Supplied material start
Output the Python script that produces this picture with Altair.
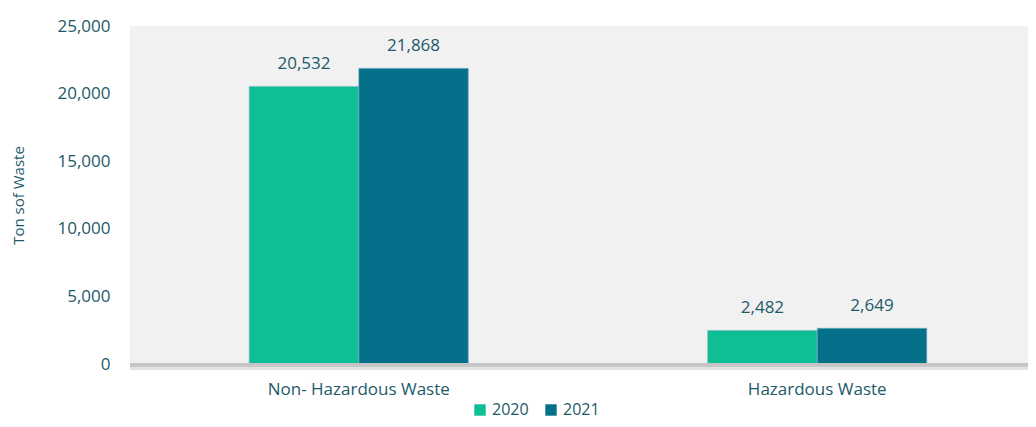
import altair as alt
import pandas as pd

categories = ["Non- Hazardous Waste", "Hazardous Waste"]
years = ["2020", "2021"]
values_2020 = [20532, 2482]
values_2021 = [21868, 2649]
y_ticks = [0, 5000, 10000, 15000, 20000, 25000]

rows = []
for i, c in enumerate(categories):
    rows.append({"cat": c, "year": "2020", "value": values_2020[i]})
    rows.append({"cat": c, "year": "2021", "value": values_2021[i]})
df = pd.DataFrame(rows)

W, H = 898, 338
FONT = "Open Sans"
TXT = "#1d5a68"

x = alt.X("cat:N", sort=categories, title=None,
          scale=alt.Scale(paddingInner=0.522, paddingOuter=0.26, range=[0, 916]),
          axis=alt.Axis(labelAngle=0, labelFontSize=17, labelColor=TXT, labelFont=FONT,
                        labelPadding=17, ticks=False, domain=False, labelLimit=400))
y = alt.Y("value:Q", title="Ton sof Waste",
          scale=alt.Scale(domain=[0, 25000], nice=False),
          axis=alt.Axis(values=y_ticks, labelExpr="format(datum.value, ',')",
                        grid=False, ticks=False, domain=False, labelFontSize=17,
                        labelColor=TXT, labelFont=FONT, labelPadding=20,
                        titleFontSize=15, titleColor=TXT, titleFont=FONT, titleFontWeight="normal",
                        titleX=-112, titleY=H / 2, titleAngle=-90, titleBaseline="middle",
                        titleAlign="center"))

color = alt.Color("year:N", scale=alt.Scale(domain=years, range=["#10be96", "#04708a"]),
                  legend=alt.Legend(title=None, orient="none", direction="horizontal",
                                    legendX=342, legendY=376, symbolType="square",
                                    symbolSize=130, symbolStrokeWidth=0, labelFontSize=16,
                                    labelColor=TXT, labelFont=FONT, columnPadding=14,
                                    labelOffset=4))

base = alt.Chart(df).encode(x=x, xOffset=alt.XOffset("year:N", sort=years), y=y)

bars = base.mark_bar(stroke="#7fb7c4", strokeWidth=0.6).encode(color=color)
text = base.mark_text(dy=-22, fontSize=17, font=FONT, color=TXT).encode(
    text=alt.Text("value:Q", format=","))

shadow_df = pd.DataFrame({"a": [0]})
domain_rule = alt.Chart(shadow_df).mark_rule(color="#c4c4c4", strokeWidth=2).encode(
    x=alt.value(0), x2=alt.value(W), y=alt.value(H))
shadow1 = alt.Chart(shadow_df).mark_rule(color="#9a9a9a", strokeWidth=2, opacity=0.55).encode(
    x=alt.value(0), x2=alt.value(W), y=alt.value(H + 2))
shadow2 = alt.Chart(shadow_df).mark_rule(color="#cfcfcf", strokeWidth=3, opacity=0.6).encode(
    x=alt.value(0), x2=alt.value(W), y=alt.value(H + 4.5))

chart = alt.layer(bars, text, domain_rule, shadow1, shadow2).properties(
    width=W, height=H,
    background="white",
    autosize=alt.AutoSizeParams(type="none"),
    padding={"left": 122, "top": 18, "right": 0, "bottom": 55},
).configure_view(fill="#f1f1f1", stroke=None)

chart.save("out.html", embed_options={"renderer": "svg", "actions": False})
Supplied material end
▸ **Short problem**:
Please restate the material above line by line, exactly, beginning at its first line and ending with the line that contains "y_ticks = [0, 5000, 10000, 15000, 20000, 25000]", without any pictures.

▸ **Expected output**:
Output the Python script that produces this picture with Altair.
import altair as alt
import pandas as pd

categories = ["Non- Hazardous Waste", "Hazardous Waste"]
years = ["2020", "2021"]
values_2020 = [20532, 2482]
values_2021 = [21868, 2649]
y_ticks = [0, 5000, 10000, 15000, 20000, 25000]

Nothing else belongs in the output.